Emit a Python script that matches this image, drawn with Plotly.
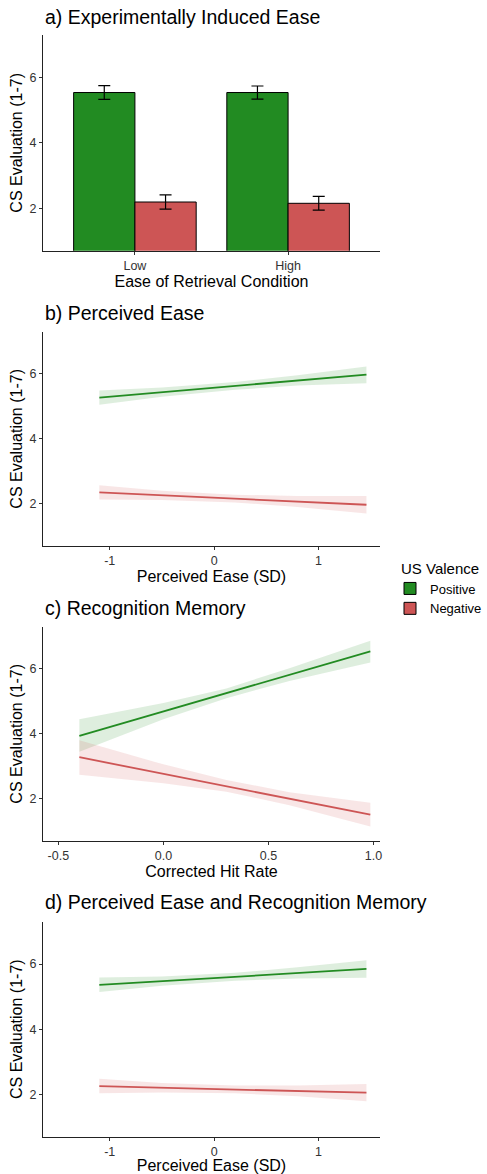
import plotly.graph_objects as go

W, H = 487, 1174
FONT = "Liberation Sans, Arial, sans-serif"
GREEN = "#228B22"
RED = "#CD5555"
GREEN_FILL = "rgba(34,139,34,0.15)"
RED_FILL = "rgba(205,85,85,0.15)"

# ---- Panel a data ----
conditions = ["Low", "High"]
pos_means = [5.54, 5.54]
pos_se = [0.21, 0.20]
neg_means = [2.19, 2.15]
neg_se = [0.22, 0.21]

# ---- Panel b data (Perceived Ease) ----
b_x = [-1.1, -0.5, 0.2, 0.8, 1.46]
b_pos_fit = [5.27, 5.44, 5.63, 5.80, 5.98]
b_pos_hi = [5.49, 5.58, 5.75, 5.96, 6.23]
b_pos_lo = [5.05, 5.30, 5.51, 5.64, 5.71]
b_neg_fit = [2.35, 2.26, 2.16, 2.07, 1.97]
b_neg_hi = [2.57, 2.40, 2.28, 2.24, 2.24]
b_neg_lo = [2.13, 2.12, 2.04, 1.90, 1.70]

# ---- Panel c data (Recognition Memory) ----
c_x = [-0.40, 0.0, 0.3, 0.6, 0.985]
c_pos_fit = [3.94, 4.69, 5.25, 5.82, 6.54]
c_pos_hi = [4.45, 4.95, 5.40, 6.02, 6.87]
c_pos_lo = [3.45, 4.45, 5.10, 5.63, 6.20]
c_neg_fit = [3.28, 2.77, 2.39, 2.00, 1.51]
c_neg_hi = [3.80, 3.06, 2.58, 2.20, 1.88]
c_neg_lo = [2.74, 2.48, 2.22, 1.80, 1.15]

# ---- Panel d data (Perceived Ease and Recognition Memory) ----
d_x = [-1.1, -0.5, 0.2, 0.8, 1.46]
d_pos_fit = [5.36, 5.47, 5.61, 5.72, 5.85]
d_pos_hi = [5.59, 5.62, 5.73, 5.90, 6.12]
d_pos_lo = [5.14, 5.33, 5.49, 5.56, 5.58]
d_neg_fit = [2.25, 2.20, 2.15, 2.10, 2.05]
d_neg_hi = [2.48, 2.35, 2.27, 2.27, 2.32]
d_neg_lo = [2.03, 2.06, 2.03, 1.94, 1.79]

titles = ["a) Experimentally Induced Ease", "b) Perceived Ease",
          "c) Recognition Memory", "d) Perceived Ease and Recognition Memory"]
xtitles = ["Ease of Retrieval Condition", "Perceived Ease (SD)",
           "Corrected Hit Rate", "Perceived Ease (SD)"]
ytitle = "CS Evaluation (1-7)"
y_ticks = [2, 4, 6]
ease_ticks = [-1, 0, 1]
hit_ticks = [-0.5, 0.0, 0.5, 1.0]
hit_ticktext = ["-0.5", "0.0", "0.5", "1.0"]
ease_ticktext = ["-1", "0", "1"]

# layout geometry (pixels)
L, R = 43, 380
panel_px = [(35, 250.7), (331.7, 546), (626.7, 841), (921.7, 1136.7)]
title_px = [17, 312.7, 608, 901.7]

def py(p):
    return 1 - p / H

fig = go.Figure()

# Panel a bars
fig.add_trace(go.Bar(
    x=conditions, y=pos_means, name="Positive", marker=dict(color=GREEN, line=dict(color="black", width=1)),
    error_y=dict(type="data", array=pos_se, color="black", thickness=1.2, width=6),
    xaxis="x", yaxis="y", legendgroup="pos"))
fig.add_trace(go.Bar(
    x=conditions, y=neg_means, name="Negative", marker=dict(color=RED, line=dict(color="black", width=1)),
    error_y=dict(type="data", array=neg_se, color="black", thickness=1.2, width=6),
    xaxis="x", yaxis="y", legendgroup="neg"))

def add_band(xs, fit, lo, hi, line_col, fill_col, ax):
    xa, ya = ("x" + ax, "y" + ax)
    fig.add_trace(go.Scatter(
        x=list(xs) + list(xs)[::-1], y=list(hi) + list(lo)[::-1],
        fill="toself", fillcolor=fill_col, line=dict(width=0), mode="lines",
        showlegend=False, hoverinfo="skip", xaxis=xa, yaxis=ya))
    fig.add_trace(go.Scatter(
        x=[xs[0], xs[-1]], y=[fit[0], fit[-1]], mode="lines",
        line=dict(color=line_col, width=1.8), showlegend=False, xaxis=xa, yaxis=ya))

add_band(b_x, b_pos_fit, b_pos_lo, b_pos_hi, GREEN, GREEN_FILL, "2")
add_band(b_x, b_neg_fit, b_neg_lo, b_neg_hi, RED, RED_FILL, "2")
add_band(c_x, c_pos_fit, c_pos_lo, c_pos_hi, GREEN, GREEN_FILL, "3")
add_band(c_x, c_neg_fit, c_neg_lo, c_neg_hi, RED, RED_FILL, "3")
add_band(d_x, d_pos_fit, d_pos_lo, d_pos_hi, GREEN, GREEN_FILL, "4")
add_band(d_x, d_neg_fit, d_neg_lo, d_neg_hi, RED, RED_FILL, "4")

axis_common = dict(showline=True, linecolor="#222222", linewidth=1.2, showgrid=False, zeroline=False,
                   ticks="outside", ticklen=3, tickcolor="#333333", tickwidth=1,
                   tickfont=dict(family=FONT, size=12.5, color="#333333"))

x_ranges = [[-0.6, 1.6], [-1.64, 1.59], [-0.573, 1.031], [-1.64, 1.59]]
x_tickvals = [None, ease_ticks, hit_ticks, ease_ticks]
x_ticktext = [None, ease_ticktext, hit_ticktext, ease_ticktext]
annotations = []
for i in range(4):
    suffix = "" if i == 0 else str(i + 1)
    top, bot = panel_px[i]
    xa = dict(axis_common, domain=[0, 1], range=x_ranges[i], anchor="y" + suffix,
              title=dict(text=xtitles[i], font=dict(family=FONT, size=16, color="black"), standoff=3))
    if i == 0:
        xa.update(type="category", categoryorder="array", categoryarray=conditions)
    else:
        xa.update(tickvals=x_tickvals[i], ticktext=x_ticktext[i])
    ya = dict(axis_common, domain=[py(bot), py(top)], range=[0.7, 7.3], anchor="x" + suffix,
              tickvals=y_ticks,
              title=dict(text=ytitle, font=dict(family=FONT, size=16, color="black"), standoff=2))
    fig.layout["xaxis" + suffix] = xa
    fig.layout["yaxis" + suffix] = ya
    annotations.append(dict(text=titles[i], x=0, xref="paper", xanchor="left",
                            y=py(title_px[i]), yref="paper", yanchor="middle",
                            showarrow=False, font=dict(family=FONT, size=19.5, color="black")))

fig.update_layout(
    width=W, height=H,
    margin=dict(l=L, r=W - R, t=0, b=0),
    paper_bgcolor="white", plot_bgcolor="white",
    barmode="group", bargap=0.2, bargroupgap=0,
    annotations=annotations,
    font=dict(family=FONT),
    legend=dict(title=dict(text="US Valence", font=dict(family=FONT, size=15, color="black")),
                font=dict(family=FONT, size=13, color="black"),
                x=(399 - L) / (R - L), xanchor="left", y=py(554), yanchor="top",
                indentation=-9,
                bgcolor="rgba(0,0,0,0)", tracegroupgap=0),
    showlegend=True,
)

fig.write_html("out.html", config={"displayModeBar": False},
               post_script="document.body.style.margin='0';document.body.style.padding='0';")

•••••

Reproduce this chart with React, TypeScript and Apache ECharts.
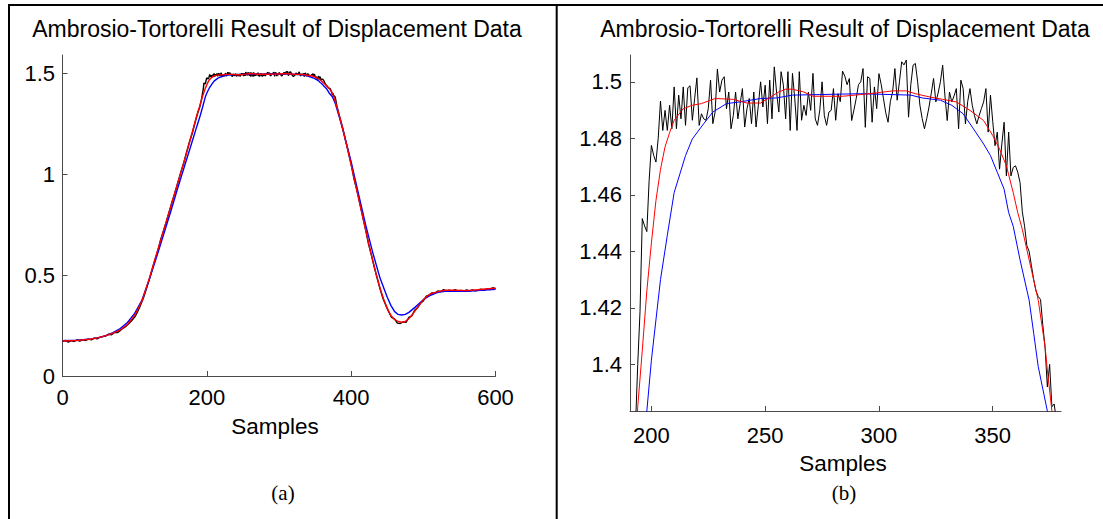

•••••

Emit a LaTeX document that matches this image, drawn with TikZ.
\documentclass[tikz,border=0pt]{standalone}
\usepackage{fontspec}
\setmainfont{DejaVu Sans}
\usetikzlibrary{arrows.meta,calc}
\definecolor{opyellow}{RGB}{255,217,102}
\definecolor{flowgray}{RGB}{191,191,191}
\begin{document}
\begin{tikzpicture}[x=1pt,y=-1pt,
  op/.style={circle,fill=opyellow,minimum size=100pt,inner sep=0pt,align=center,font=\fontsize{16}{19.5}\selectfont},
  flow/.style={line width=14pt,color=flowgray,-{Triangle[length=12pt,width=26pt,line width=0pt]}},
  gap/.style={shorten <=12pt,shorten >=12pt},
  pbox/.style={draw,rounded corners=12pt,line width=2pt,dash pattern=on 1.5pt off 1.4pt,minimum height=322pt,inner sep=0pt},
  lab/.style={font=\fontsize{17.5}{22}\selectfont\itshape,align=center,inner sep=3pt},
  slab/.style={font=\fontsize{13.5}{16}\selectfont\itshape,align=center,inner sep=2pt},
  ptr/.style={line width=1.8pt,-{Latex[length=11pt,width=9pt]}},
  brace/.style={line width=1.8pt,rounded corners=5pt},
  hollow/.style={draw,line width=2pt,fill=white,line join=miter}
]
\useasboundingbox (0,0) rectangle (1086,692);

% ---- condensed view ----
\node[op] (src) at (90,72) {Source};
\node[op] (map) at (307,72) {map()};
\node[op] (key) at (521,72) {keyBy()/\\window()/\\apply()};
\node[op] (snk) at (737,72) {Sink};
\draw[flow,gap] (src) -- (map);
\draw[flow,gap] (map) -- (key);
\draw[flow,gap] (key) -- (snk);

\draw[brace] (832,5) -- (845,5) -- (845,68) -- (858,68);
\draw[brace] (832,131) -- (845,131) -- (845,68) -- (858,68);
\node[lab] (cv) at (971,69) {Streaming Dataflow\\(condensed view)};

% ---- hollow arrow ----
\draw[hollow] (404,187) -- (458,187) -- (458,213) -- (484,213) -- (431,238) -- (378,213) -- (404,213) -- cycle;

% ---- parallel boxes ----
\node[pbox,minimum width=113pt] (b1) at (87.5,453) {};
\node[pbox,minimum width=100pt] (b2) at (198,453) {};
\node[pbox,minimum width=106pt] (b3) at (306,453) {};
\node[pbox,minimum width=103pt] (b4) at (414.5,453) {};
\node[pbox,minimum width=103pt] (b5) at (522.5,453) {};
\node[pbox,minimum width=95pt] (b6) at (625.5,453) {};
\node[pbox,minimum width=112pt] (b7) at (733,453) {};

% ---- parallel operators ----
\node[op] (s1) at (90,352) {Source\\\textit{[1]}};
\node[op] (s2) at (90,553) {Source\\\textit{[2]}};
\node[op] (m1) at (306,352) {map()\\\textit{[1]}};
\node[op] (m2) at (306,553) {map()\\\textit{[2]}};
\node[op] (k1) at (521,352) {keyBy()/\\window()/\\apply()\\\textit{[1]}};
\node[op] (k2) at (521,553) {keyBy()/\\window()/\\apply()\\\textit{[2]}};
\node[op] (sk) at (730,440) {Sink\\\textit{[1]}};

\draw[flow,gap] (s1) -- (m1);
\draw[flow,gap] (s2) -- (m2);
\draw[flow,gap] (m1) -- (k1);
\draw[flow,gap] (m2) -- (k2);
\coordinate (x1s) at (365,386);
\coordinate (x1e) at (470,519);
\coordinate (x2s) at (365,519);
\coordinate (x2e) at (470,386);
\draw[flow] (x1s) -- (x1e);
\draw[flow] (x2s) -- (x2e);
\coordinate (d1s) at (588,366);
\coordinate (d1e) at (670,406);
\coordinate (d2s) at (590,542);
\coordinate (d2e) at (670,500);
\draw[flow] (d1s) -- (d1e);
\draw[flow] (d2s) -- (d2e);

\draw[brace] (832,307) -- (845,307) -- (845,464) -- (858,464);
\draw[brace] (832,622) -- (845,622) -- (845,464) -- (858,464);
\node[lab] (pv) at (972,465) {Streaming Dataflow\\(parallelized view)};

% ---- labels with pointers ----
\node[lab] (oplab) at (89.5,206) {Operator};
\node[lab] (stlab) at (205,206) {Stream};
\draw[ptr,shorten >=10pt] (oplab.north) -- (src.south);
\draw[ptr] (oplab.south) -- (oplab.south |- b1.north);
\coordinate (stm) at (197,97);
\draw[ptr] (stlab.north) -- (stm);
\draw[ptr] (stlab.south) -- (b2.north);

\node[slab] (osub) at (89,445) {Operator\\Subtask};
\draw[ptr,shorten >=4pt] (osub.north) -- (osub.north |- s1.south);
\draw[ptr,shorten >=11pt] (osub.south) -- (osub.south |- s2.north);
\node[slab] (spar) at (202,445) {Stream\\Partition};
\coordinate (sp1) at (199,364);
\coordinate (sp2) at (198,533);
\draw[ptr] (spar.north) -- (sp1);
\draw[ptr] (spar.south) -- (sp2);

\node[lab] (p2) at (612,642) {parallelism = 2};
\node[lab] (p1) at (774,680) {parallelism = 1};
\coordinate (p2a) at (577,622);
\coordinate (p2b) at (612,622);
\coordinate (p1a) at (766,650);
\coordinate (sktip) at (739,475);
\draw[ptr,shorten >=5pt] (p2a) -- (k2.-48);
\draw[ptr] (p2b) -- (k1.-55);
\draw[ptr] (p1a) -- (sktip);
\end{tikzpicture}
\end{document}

•••••

▶ **Instructions for the task**
Of the lines above, how many hold the word "that"? Say the number alone.

▶ **Task answer**
2